The wholly real and believable bond between boy and
doctor is only part of what helps lend credibility to the
unbelievable. Osment never regresses into the
tried-and-true "Hollywood kid," and instead
manages to more than hold his own against his
above-the-line co-star. Willis too is in fine form here.
I remember writing of "Armageddon" that he was
the glue holding the entire ode to THX together, and
similar comments apply here. Willis plays Crowe as a
tortured and all-too human protagonist, and his trauma
dealing with not only his inability to help his young
charge but his wife's possible infidelity ring true.
The film marks the sophomore effort from director K.

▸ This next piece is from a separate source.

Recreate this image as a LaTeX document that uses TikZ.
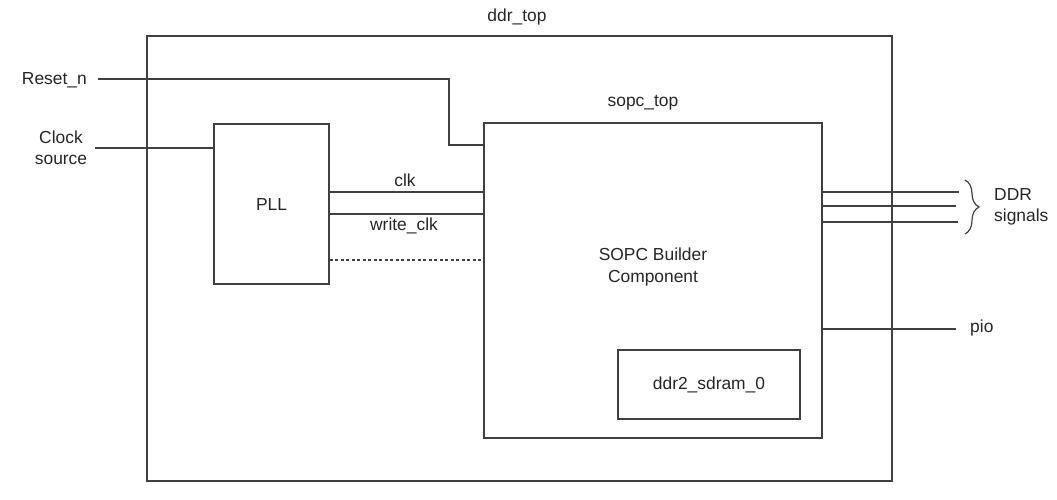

Night Shyamalan, and his analytical way of having the
camera pan and zoom and rush across the sets allows us
the chance to take in every last detail, scouring for the
"plants." That is, those little hints the
filmmakers always drop early on that will be brought out
later on. Hitchcock used to talk about his McGuffins,
false leads placed in the film with the express purpose
of throwing us off. Like any student of post-Hitchcock
film, I kept searching for the McGuffins in "The
Sixth Sense" and actually I still am.
The film's coda seems the perfect summation to everything
we have seen in the previous 107 minutes, at once
wrenching and cathartic. I hesitate to say much of
anything, for fear of what I might reveal.
LAST WORD:
"The Sixth Sense" is riveting
viewing without its ending, but with, it becomes one
of those great movies that will no doubt come to be
remembered in years to come as a triumph of technique
and storytelling. Hitch would be proud.